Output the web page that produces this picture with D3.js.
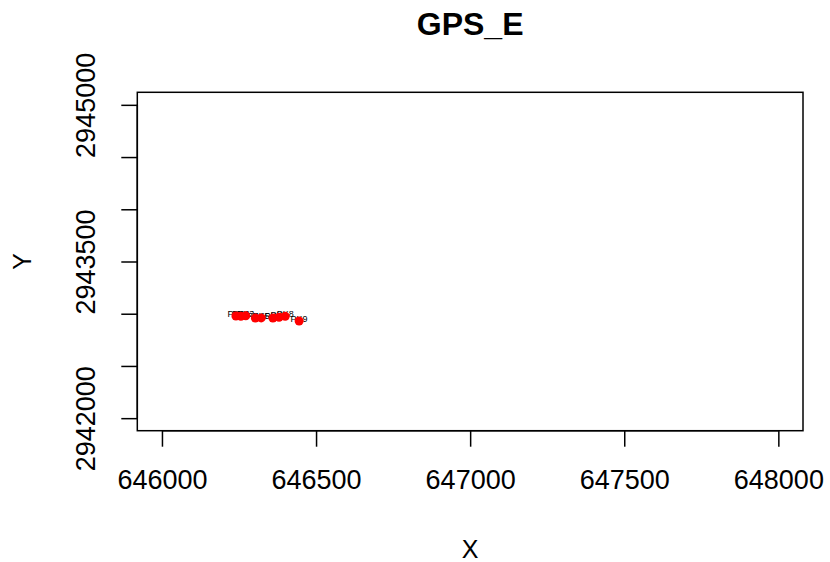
<!DOCTYPE html>
<html>
<head>
<meta charset="utf-8">
<script src="https://cdn.jsdelivr.net/npm/d3@7"></script>
<style>
  html, body { margin: 0; padding: 0; background: #fff; }
  text { font-family: "Liberation Sans", Arial, sans-serif; fill: #000; }
</style>
</head>
<body>
<svg id="chart" width="830" height="562"></svg>
<script>
// ---- data ----
const chartTitle = "GPS_E";
const xTitle = "X";
const yTitle = "Y";
const xDomain = [646000, 648000];
const yDomain = [2942000, 2945000];
const xTicks = [646000, 646500, 647000, 647500, 648000];
const yTicks = [2942000, 2942500, 2943000, 2943500, 2944000, 2944500, 2945000];
const pointX = [646240, 646256, 646272, 646303, 646322, 646360, 646380, 646400, 646445];
const pointY = [2942978, 2942976, 2942980, 2942958, 2942960, 2942958, 2942966, 2942975, 2942930];
const pointLabels = ["PK1", "PK2", "PK3", "PK4", "PK5", "PK6", "PK7", "PK8", "PK9"];

// ---- layout ----
const svg = d3.select("#chart");
const box = { left: 137.3, right: 803, top: 92.3, bottom: 430.7 };
const ext = (d) => { const r = d[1] - d[0]; return [d[0] - 0.04 * r, d[1] + 0.04 * r]; };
const x = d3.scaleLinear().domain(ext(xDomain)).range([box.left, box.right]);
const y = d3.scaleLinear().domain(ext(yDomain)).range([box.bottom, box.top]);

// point labels (behind points)
svg.append("g").selectAll("text").data(pointX).join("text")
  .attr("x", (d, i) => x(d))
  .attr("y", (d, i) => y(pointY[i]))
  .attr("dy", "0.1em")
  .attr("text-anchor", "middle")
  .style("font-size", "9px")
  .text((d, i) => pointLabels[i]);

// points
svg.append("g").selectAll("circle").data(pointX).join("circle")
  .attr("cx", d => x(d))
  .attr("cy", (d, i) => y(pointY[i]))
  .attr("r", 4.5)
  .attr("fill", "#ff0000");

// box
svg.append("rect")
  .attr("x", box.left).attr("y", box.top)
  .attr("width", box.right - box.left).attr("height", box.bottom - box.top)
  .attr("fill", "none").attr("stroke", "#000").attr("stroke-width", 1.5);

// x axis
const xAxis = d3.axisBottom(x).tickValues(xTicks).tickSize(16).tickSizeOuter(0)
  .tickFormat(d3.format("d")).tickPadding(0);
const gx = svg.append("g").attr("transform", `translate(0,${box.bottom})`).call(xAxis);
gx.select(".domain").attr("d", `M${x(xTicks[0])},0H${x(xTicks[xTicks.length - 1])}`)
  .attr("stroke", "#000").attr("stroke-width", 1.5);
gx.selectAll(".tick line").attr("stroke", "#000").attr("stroke-width", 1.5);
gx.selectAll(".tick text").attr("y", 58).attr("dy", 0)
  .style("font-size", "27px").attr("fill", "#000");

// y axis
const yAxis = d3.axisLeft(y).tickValues(yTicks).tickSize(16).tickSizeOuter(0)
  .tickFormat(d3.format("d")).tickPadding(0);
const gy = svg.append("g").attr("transform", `translate(${box.left},0)`).call(yAxis);
gy.select(".domain").attr("d", `M0,${y(yTicks[0])}V${y(yTicks[yTicks.length - 1])}`)
  .attr("stroke", "#000").attr("stroke-width", 1.5);
gy.selectAll(".tick line").attr("stroke", "#000").attr("stroke-width", 1.5);
gy.selectAll(".tick text")
  .attr("x", 0).attr("y", 0).attr("dy", 0)
  .attr("text-anchor", "middle")
  .attr("transform", "translate(-42,0) rotate(-90)")
  .style("font-size", "27px").attr("fill", "#000");
// R-style overlap removal for y labels (from bottom upward)
let lastTop = Infinity;
gy.selectAll(".tick").each(function (d) {
  const t = d3.select(this).select("text");
  const len = t.node().getComputedTextLength();
  const cy = y(d);
  const lo = cy + len / 2, hi = cy - len / 2;
  if (lo > lastTop - 20) { t.remove(); } else { lastTop = hi; }
});

// titles
svg.append("text").attr("x", (box.left + box.right) / 2).attr("y", 35)
  .attr("text-anchor", "middle").style("font-size", "32px").style("font-weight", "bold")
  .text(chartTitle);
svg.append("text").attr("x", (box.left + box.right) / 2).attr("y", 557.5)
  .attr("text-anchor", "middle").style("font-size", "25px")
  .text(xTitle);
svg.append("text").attr("transform", `translate(31,${(box.top + box.bottom) / 2}) rotate(-90)`)
  .attr("text-anchor", "middle").style("font-size", "25px")
  .text(yTitle);
</script>
</body>
</html>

· · · · ·

→ Task description
Copy out every line from the data above that has "this" in it.

→ Worked solution
Output the web page that produces this picture with D3.js.
  const t = d3.select(this).select("text");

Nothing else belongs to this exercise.